| EXERCISE PROMPT |
Give every line again exactly as it appears, please, but not the pictures.

------------------------------

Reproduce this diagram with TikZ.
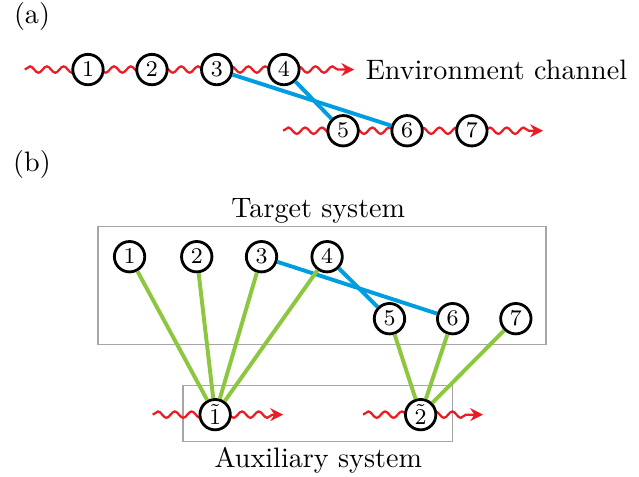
\documentclass[tikz,border=0pt]{standalone}
\usepackage{amsmath, amssymb}
\usepackage{xcolor}
\usetikzlibrary{decorations.pathmorphing, arrows.meta, positioning}
\definecolor{wavered}{RGB}{237,28,36}
\definecolor{linkblue}{RGB}{0,158,224}
\definecolor{linkgreen}{RGB}{141,198,63}
\begin{document}
\begin{tikzpicture}[
  site/.style={circle, draw, line width=1pt, fill=white, minimum size=0.38cm, inner sep=0pt, font=\footnotesize},
  wave/.style={wavered, line width=0.8pt, -{Stealth[length=1.6mm,width=1.6mm]},
    decorate, decoration={snake, amplitude=0.4mm, segment length=2.1mm, post length=1.2mm}},
  blueline/.style={linkblue, line width=1.4pt},
  greenline/.style={linkgreen, line width=1.4pt},
  frame/.style={draw=black!35, line width=0.5pt}
]
\useasboundingbox (0,0) rectangle (7.99,5.96);
\node (la) at (0.40,5.75) {(a)};
\node (lb) at (0.40,3.90) {(b)};
\coordinate (wa1) at (0.31,5.09);
\coordinate (wa2) at (4.43,5.09);
\coordinate (wb1) at (3.54,4.325);
\coordinate (wb2) at (6.79,4.325);
\draw[wave] (wa1) -- (wa2);
\draw[wave] (wb1) -- (wb2);
\node[site] (a1) at (1.10,5.09) {$1$};
\node[site] (a2) at (1.90,5.09) {$2$};
\node[site] (a3) at (2.71,5.09) {$3$};
\node[site] (a4) at (3.55,5.09) {$4$};
\node[site] (a5) at (4.29,4.325) {$5$};
\node[site] (a6) at (5.09,4.325) {$6$};
\node[site] (a7) at (5.90,4.325) {$7$};
\node[anchor=west] (env) at (4.45,5.09) {Environment channel};
\draw[blueline] (a3) -- (a6);
\draw[blueline] (a4) -- (a5);
\draw[frame] (1.225,1.65) rectangle (6.825,3.125);
\draw[frame] (2.29,0.4375) rectangle (5.66,1.1375);
\node (tgt) at (3.98,3.325) {Target system};
\node (aux) at (3.98,0.21) {Auxiliary system};
\coordinate (wc1) at (1.91,0.775);
\coordinate (wc2) at (3.54,0.775);
\coordinate (wd1) at (4.54,0.775);
\coordinate (wd2) at (6.04,0.775);
\draw[wave] (wc1) -- (wc2);
\draw[wave] (wd1) -- (wd2);
\node[site] (b1) at (1.62,2.75) {$1$};
\node[site] (b2) at (2.46,2.75) {$2$};
\node[site] (b3) at (3.27,2.75) {$3$};
\node[site] (b4) at (4.09,2.75) {$4$};
\node[site] (b5) at (4.87,1.975) {$5$};
\node[site] (b6) at (5.66,1.975) {$6$};
\node[site] (b7) at (6.45,1.975) {$7$};
\node[site] (c1) at (2.69,0.775) {$\tilde{1}$};
\node[site] (c2) at (5.26,0.775) {$\tilde{2}$};
\draw[blueline] (b3) -- (b6);
\draw[blueline] (b4) -- (b5);
\foreach \i in {1,2,3,4} \draw[greenline] (b\i) -- (c1);
\foreach \i in {5,6,7} \draw[greenline] (b\i) -- (c2);
\end{tikzpicture}
\end{document}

------------------------------

| COMPLETED EXERCISE |
Reproduce this diagram with TikZ.
\documentclass[tikz,border=0pt]{standalone}
\usepackage{amsmath, amssymb}
\usepackage{xcolor}
\usetikzlibrary{decorations.pathmorphing, arrows.meta, positioning}
\definecolor{wavered}{RGB}{237,28,36}
\definecolor{linkblue}{RGB}{0,158,224}
\definecolor{linkgreen}{RGB}{141,198,63}
\begin{document}
\begin{tikzpicture}[
  site/.style={circle, draw, line width=1pt, fill=white, minimum size=0.38cm, inner sep=0pt, font=\footnotesize},
  wave/.style={wavered, line width=0.8pt, -{Stealth[length=1.6mm,width=1.6mm]},
    decorate, decoration={snake, amplitude=0.4mm, segment length=2.1mm, post length=1.2mm}},
  blueline/.style={linkblue, line width=1.4pt},
  greenline/.style={linkgreen, line width=1.4pt},
  frame/.style={draw=black!35, line width=0.5pt}
]
\useasboundingbox (0,0) rectangle (7.99,5.96);
\node (la) at (0.40,5.75) {(a)};
\node (lb) at (0.40,3.90) {(b)};
\coordinate (wa1) at (0.31,5.09);
\coordinate (wa2) at (4.43,5.09);
\coordinate (wb1) at (3.54,4.325);
\coordinate (wb2) at (6.79,4.325);
\draw[wave] (wa1) -- (wa2);
\draw[wave] (wb1) -- (wb2);
\node[site] (a1) at (1.10,5.09) {$1$};
\node[site] (a2) at (1.90,5.09) {$2$};
\node[site] (a3) at (2.71,5.09) {$3$};
\node[site] (a4) at (3.55,5.09) {$4$};
\node[site] (a5) at (4.29,4.325) {$5$};
\node[site] (a6) at (5.09,4.325) {$6$};
\node[site] (a7) at (5.90,4.325) {$7$};
\node[anchor=west] (env) at (4.45,5.09) {Environment channel};
\draw[blueline] (a3) -- (a6);
\draw[blueline] (a4) -- (a5);
\draw[frame] (1.225,1.65) rectangle (6.825,3.125);
\draw[frame] (2.29,0.4375) rectangle (5.66,1.1375);
\node (tgt) at (3.98,3.325) {Target system};
\node (aux) at (3.98,0.21) {Auxiliary system};
\coordinate (wc1) at (1.91,0.775);
\coordinate (wc2) at (3.54,0.775);
\coordinate (wd1) at (4.54,0.775);
\coordinate (wd2) at (6.04,0.775);
\draw[wave] (wc1) -- (wc2);
\draw[wave] (wd1) -- (wd2);
\node[site] (b1) at (1.62,2.75) {$1$};
\node[site] (b2) at (2.46,2.75) {$2$};
\node[site] (b3) at (3.27,2.75) {$3$};
\node[site] (b4) at (4.09,2.75) {$4$};
\node[site] (b5) at (4.87,1.975) {$5$};
\node[site] (b6) at (5.66,1.975) {$6$};
\node[site] (b7) at (6.45,1.975) {$7$};
\node[site] (c1) at (2.69,0.775) {$\tilde{1}$};
\node[site] (c2) at (5.26,0.775) {$\tilde{2}$};
\draw[blueline] (b3) -- (b6);
\draw[blueline] (b4) -- (b5);
\foreach \i in {1,2,3,4} \draw[greenline] (b\i) -- (c1);
\foreach \i in {5,6,7} \draw[greenline] (b\i) -- (c2);
\end{tikzpicture}
\end{document}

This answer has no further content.